Let's test its survivability. There may be multiple answers to some of these questions; you only need to give one.

(a) What is the smallest set of **links** that you would have
to destroy to completely disconnect Princeton from Stanford? List the links
by their endpoints, for example A-B or Stanford-F.

(b) If a router is destroyed, any link connected to it no longer
works. What is the smallest set of **routers** (not including
Stanford or Princeton themselves) that you would have to destroy to
disconnect Princeton from Stanford? List the routers by letter.

(c) What routers are exactly two "hops" away from Princeton? That is, what
routers can you reach from Princeton by following a path that goes
through *exactly two* links? Don't count direct loopbacks like
Princeton-D-Princeton; that is, Princeton is not two hops from
Princeton. (Note that there are some situations where a node can be
reached by paths of different lengths.)

(d) What is the shortest path (that is, the path with the fewest links) from Princeton to Stanford? Give the sequence of routers that make up the path.

(e) What is the longest path from Princeton to Stanford that doesn't have a loop, that is, that doesn't go through any router more than once?

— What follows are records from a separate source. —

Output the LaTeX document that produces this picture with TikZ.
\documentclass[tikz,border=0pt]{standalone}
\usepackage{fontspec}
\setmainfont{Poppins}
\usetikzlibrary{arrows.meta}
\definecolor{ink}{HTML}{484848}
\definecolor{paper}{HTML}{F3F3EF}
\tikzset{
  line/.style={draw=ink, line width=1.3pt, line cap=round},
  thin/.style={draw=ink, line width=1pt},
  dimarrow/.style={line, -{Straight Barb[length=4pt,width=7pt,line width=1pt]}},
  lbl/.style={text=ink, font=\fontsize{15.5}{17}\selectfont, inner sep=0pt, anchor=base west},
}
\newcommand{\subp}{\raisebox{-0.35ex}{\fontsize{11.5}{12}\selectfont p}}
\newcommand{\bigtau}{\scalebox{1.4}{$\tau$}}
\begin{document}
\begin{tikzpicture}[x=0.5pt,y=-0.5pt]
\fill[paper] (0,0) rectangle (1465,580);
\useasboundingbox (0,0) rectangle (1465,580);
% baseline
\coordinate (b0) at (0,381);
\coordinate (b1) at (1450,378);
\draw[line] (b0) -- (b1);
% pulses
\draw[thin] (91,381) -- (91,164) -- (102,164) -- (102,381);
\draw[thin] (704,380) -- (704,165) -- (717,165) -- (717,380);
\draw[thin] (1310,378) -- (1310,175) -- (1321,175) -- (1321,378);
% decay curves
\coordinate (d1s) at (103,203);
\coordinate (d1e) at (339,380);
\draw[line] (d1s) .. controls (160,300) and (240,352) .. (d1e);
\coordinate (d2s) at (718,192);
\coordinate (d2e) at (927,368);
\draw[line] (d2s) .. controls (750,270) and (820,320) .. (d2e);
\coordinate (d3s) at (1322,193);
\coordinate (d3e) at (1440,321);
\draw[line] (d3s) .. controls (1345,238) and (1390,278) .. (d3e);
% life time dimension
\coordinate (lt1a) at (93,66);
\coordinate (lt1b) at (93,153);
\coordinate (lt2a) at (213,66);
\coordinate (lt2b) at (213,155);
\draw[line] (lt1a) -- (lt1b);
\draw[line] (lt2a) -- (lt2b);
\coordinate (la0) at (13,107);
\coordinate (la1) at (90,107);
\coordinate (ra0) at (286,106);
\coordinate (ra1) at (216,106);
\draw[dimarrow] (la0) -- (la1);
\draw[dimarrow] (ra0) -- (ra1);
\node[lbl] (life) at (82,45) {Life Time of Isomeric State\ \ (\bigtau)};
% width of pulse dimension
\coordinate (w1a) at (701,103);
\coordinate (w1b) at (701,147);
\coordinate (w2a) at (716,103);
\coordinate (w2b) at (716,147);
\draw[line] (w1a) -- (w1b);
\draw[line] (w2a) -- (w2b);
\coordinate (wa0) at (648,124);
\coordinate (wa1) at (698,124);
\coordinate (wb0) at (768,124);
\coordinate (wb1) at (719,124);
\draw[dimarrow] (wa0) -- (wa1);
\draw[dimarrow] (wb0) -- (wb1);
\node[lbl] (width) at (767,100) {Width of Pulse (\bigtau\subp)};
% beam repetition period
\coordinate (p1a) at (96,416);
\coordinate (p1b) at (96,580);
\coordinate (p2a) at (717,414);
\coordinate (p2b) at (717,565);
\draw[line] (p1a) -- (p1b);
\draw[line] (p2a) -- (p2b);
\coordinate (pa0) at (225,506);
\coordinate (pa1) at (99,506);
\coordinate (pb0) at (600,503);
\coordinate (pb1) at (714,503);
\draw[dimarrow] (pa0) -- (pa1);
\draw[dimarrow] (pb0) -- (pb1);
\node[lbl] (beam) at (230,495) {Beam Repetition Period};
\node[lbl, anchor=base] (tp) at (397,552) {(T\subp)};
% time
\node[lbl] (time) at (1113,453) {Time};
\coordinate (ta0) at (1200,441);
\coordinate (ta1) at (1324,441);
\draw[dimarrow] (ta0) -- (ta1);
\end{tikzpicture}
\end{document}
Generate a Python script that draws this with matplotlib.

(f) Suppose that you want to build a network in which every
router can communicate with every other router, either directly or indirectly
by passing information through other routers. For that kind of network,
what is the absolute minimum number of links necessary to connect
*R* routers?

Please use this Word template for your answers. It would be a great help if you could type your answers.

Submit your problem set ** in PDF format ** by uploading a file
called `pset7.pdf` to
https://tigerfile.cs.princeton.edu/COS109_F2020/Pset7.
You can submit as many times as you like; we will only look at the last one.